Without the mill, it's not that surprising the Gebharts chose to leave the house by Nita Lake, especially over the winter. According to John Hetherington, an early resident of the house when it was known as Toad Hall in the late 1960s, the house could best be described as "cooold." Fittingly for the owner of a sawmill, the house was built of wood and used sawdust for the insulation. Unfortunately, as Hetherington pointed out, "what happens with sawdust is it all settles down into the bottom, in between the studs, and provides no insulation whatsoever." The old, single-pane windows didn't help retain heat either.

Hetherington and three other Whistler Mountain employees, Jim Burgess, Drew Tait and Mike Wozniacki, moved into the house the winter of 1967-68. Luckily for the four, they got their firewood split and stacked the day before the snow came that year as the wood became their main source of heat.

The house came with a woodstove, a furnace in the basement and a fireplace, all of which shared the same chimney. For their first winter in the house, the four covered the windows with plastic and slept in sleeping bags on cots in the large upstairs bedroom, which the chimney ran through providing some radiant heat.

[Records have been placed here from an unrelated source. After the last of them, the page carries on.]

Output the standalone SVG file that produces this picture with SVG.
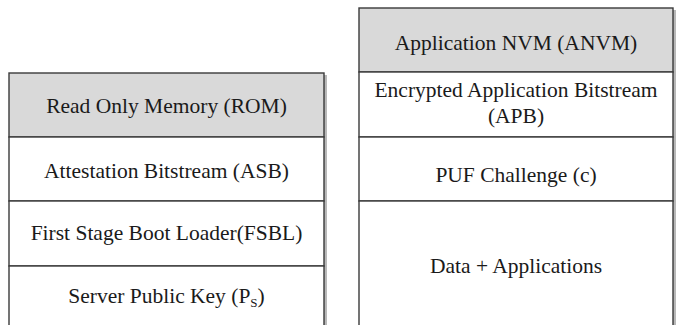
<svg xmlns="http://www.w3.org/2000/svg" width="677" height="325" viewBox="0 0 677 325">
<style>
.shadow{fill:#b8b8b8;}
.hdr{fill:#d9d9d9;stroke:#3a3a3a;stroke-width:1.4;}
.cell{fill:#ffffff;stroke:#3a3a3a;stroke-width:1.4;}
.t{font-family:'Liberation Serif','Tinos','DejaVu Serif',serif;font-size:21.5px;fill:#1a1a1a;text-anchor:middle;}
</style>
<rect x="0" y="0" width="677" height="325" fill="#ffffff"/>
<g id="rom">
<rect class="shadow" x="11" y="75" width="316" height="260"/>
<rect class="hdr" x="9" y="73" width="315" height="64"/>
<text class="t" x="166.5" y="113" font-family="Liberation Serif, serif">Read Only Memory (ROM)</text>
</g>
<g id="asb">
<rect class="cell" x="9" y="137" width="315" height="64"/>
<text class="t" x="166.5" y="178">Attestation Bitstream  (ASB)</text>
</g>
<g id="fsbl">
<rect class="cell" x="9" y="201" width="315" height="65"/>
<text class="t" x="166.5" y="240">First Stage Boot Loader(FSBL)</text>
</g>
<g id="serverkey">
<rect class="cell" x="9" y="266" width="315" height="70"/>
<text class="t" x="166.5" y="303">Server Public Key (P<tspan font-size="13" dy="4">S</tspan><tspan dy="-4">)</tspan></text>
</g>
<g id="anvm">
<rect class="shadow" x="361" y="10" width="315" height="325"/>
<rect class="hdr" x="359" y="8" width="314" height="64"/>
<text class="t" x="516" y="50">Application NVM (ANVM)</text>
</g>
<g id="apb">
<rect class="cell" x="359" y="72" width="314" height="65"/>
<text class="t" x="516" y="97">Encrypted Application Bitstream</text>
<text class="t" x="516" y="123">(APB)</text>
</g>
<g id="puf">
<rect class="cell" x="359" y="137" width="314" height="64"/>
<text class="t" x="516" y="182">PUF Challenge (c)</text>
</g>
<g id="data">
<rect class="cell" x="359" y="201" width="314" height="135"/>
<text class="t" x="516" y="273">Data + Applications</text>
</g>
<g id="connectors"></g>
</svg>
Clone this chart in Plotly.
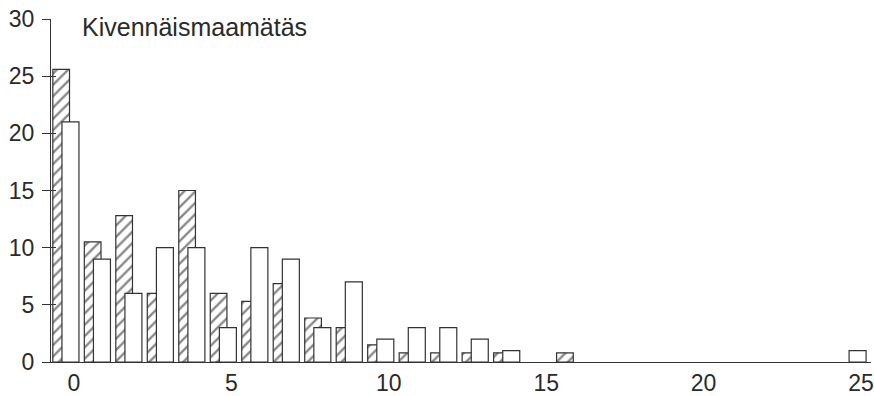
import plotly.graph_objects as go

# Data
categories = list(range(0, 26))
hatched_values = [25.6, 10.5, 12.8, 6.0, 15.0, 6.0, 5.3, 6.85, 3.85, 3.0, 1.5, 0.8, 0.8, 0.8,
                  0.8, 0, 0.8, 0, 0, 0, 0, 0, 0, 0, 0, 0]
open_values = [21.0, 9.0, 6.0, 10.0, 10.0, 3.0, 10.0, 9.0, 3.0, 7.0, 2.0, 3.0, 3.0, 2.0,
               1.0, 0, 0, 0, 0, 0, 0, 0, 0, 0, 0, 1.0]
x_ticks = [0, 5, 10, 15, 20, 25]
y_ticks = [0, 5, 10, 15, 20, 25, 30]
title_text = "Kivennäismaamätäs"

LINE = "#333333"
TEXT = "#2a2a2a"
FONT = "Liberation Sans, Arial, sans-serif"


def drop_zero(vals):
    return [v if v else None for v in vals]


fig = go.Figure()
fig.add_trace(go.Bar(
    x=categories, y=drop_zero(hatched_values), name="A",
    width=0.53, offset=-0.67,
    marker=dict(color="white", line=dict(color=LINE, width=1.2),
                pattern=dict(shape="/", fgcolor="#111111", bgcolor="white",
                             size=8, solidity=0.3)),
))
fig.add_trace(go.Bar(
    x=categories, y=drop_zero(open_values), name="B",
    width=0.54, offset=-0.38,
    marker=dict(color="white", line=dict(color=LINE, width=1.2)),
))

fig.update_layout(
    width=874, height=396,
    margin=dict(l=51, r=0, t=19, b=31),
    paper_bgcolor="white", plot_bgcolor="white",
    barmode="overlay", showlegend=False,
    font=dict(family=FONT, color=TEXT, size=22),
    xaxis=dict(range=[-0.728, 25.316], tickvals=x_ticks, showgrid=False, zeroline=False,
               showline=True, linecolor=LINE, linewidth=1, ticks="",
               ticklabeloverflow="allow",
               tickfont=dict(size=23, family=FONT, color=TEXT)),
    yaxis=dict(range=[0, 30], tickvals=y_ticks, showgrid=False, zeroline=False,
               showline=True, linecolor=LINE, linewidth=1, ticks="outside",
               ticklen=8, tickcolor=LINE, ticklabelstandoff=3,
               tickfont=dict(size=23, family=FONT, color=TEXT)),
    yaxis2=dict(range=[0, 30], tickvals=y_ticks, overlaying="y", anchor="x", side="left",
                showgrid=False, zeroline=False, showline=False, ticks="inside",
                ticklen=5, tickcolor=LINE, showticklabels=False),
    annotations=[dict(text=title_text, xref="paper", yref="paper", x=0.0352, y=0.977,
                      xanchor="left", yanchor="middle", showarrow=False,
                      font=dict(size=25, family=FONT, color=TEXT))],
)
# invisible trace to activate yaxis2
fig.add_trace(go.Scatter(x=[None], y=[None], yaxis="y2", showlegend=False, hoverinfo="skip"))

fig.write_html("out.html")
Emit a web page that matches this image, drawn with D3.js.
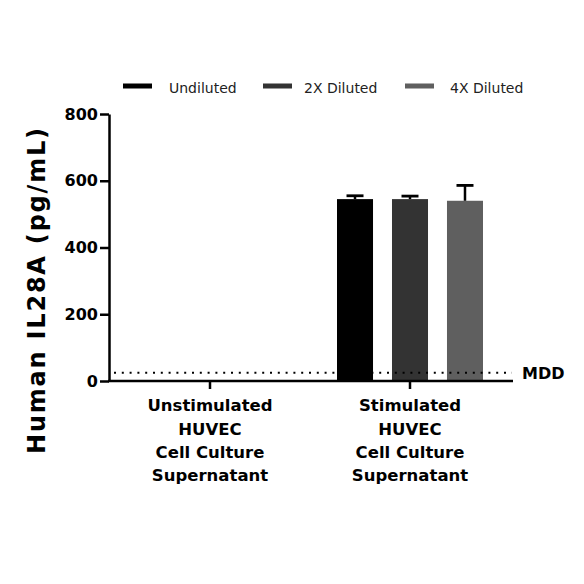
<!DOCTYPE html>
<html><head><meta charset="utf-8">
<script src="https://cdn.jsdelivr.net/npm/d3@7"></script>
<style>body{margin:0;background:#fff}svg{display:block}text{font-family:"DejaVu Sans",sans-serif}</style>
</head><body><svg id="c" width="584" height="584"></svg>
<script>
const categories = [["Unstimulated","HUVEC","Cell Culture","Supernatant"],["Stimulated","HUVEC","Cell Culture","Supernatant"]];
const categoryKeys = ["Unstimulated","Stimulated"];
const seriesNames = ["Undiluted","2X Diluted","4X Diluted"];
const seriesColors = ["#000000","#333333","#5f5f5f"];
const unstimulatedValues = [null, null, null];
const stimulatedValues = [545, 545, 540];
const stimulatedErrors = [10, 9, 46];
const yTicks = [0, 200, 400, 600, 800];
const mdd = 25;

const svg = d3.select("#c");
const x = d3.scaleBand().domain(categoryKeys).range([110, 510]);
const y = d3.scaleLinear().domain([0, 800]).range([381, 114]);
const values = {Unstimulated: unstimulatedValues, Stimulated: stimulatedValues};
const errors = {Unstimulated: [0,0,0], Stimulated: stimulatedErrors};
const xs = d3.scaleBand().domain(seriesNames).range([-73, 73]).paddingInner(0.345).paddingOuter(0);

// bars
categoryKeys.forEach(c => {
  seriesNames.forEach((s, i) => {
    const v = values[c][i];
    if (v == null) return;
    const cx = x(c) + x.bandwidth()/2 + xs(s);
    svg.append("rect").attr("x", cx).attr("width", xs.bandwidth())
      .attr("y", y(v)).attr("height", y(0) - y(v)).attr("fill", seriesColors[i]);
    const mx = cx + xs.bandwidth()/2;
    const top = y(v + errors[c][i]);
    svg.append("line").attr("x1", mx).attr("x2", mx).attr("y1", y(v)).attr("y2", top).attr("stroke", "#000").attr("stroke-width", 2.5);
    svg.append("line").attr("x1", mx - 8.5).attr("x2", mx + 8.5).attr("y1", top).attr("y2", top).attr("stroke", "#000").attr("stroke-width", 2.8);
  });
});

// MDD line
svg.append("line").attr("x1", 114).attr("x2", 512).attr("y1", y(mdd)).attr("y2", y(mdd))
  .attr("stroke", "#000").attr("stroke-width", 2).attr("stroke-dasharray", "2,5.8");
svg.append("text").attr("x", 522).attr("y", 379).attr("font-size", 16).attr("font-weight", "bold").text("MDD");

// y axis
const ya = svg.append("g").attr("transform", "translate(109,0)")
  .call(d3.axisLeft(y).tickValues(yTicks).tickSize(9).tickPadding(2).tickSizeOuter(0));
ya.select(".domain").attr("stroke-width", 2.5);
ya.selectAll(".tick line").attr("stroke-width", 2.5);
ya.selectAll(".tick text").attr("font-size", 16).attr("font-weight", "bold").attr("fill", "#000").attr("font-family", '"DejaVu Sans",sans-serif');

// x axis
const xa = svg.append("g").attr("transform", "translate(0,381)")
  .call(d3.axisBottom(x).tickSize(8).tickSizeOuter(0).tickFormat(""));
xa.select(".domain").attr("stroke-width", 2.5).attr("d", "M108,0H513");
xa.selectAll(".tick line").attr("stroke-width", 2.5);

const lineY = [411, 435, 458, 481];
categories.forEach((lines, ci) => {
  const t = svg.append("text").attr("text-anchor", "middle").attr("font-size", 16.5).attr("font-weight", "bold");
  lines.forEach((l, li) => {
    t.append("tspan").attr("x", x(categoryKeys[ci]) + x.bandwidth()/2).attr("y", lineY[li]).text(l);
  });
});

// y title
svg.append("text").attr("transform", "translate(45,291) rotate(-90)").attr("text-anchor", "middle")
  .attr("font-size", 24).attr("font-weight", "bold")
  .attr("textLength", 326).attr("lengthAdjust", "spacing").text("Human IL28A (pg/mL)");

// legend
const legX = [123, 263, 405];
const legTX = [169, 304, 450];
seriesNames.forEach((s, i) => {
  svg.append("rect").attr("x", legX[i]).attr("y", 83.5).attr("width", 29).attr("height", 5).attr("fill", seriesColors[i]);
  svg.append("text").attr("x", legTX[i]).attr("y", 92.5).attr("font-size", 14).attr("fill", "#222").text(s);
});
</script></body></html>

Though at first the woodstove was used mainly for heat, the four also began learning to cook on it. Food was kept in the walk-in fridge and freezer at the lift company in Creekside or else sat through the temperature fluctuations of the kitchen.

In an effort to keep warm, they would throw occasional parties when, with most of the people in the valley inside the house and the fireplace and woodstove going, it would "get warm for a few hours," said Hetherington.

These parties also highlighted another challenge of life at Toad Hall—there was no electricity. Tait had a stereo system (a turntable and two speakers), but in order to use it a generator had to be borrowed and a mechanic friend had to be invited over to keep it running. Light was provided by kerosene-burning Coleman lamps.

After a season or two, all four of these residents moved on from the house, leaving it to other residents until its owner decided to take possession. Despite needing "a sawmill to keep the place heated," Toad Hall was considered a "sort of legitimate place to live" at a time when there were not many places to live in the valley, said Hetherington.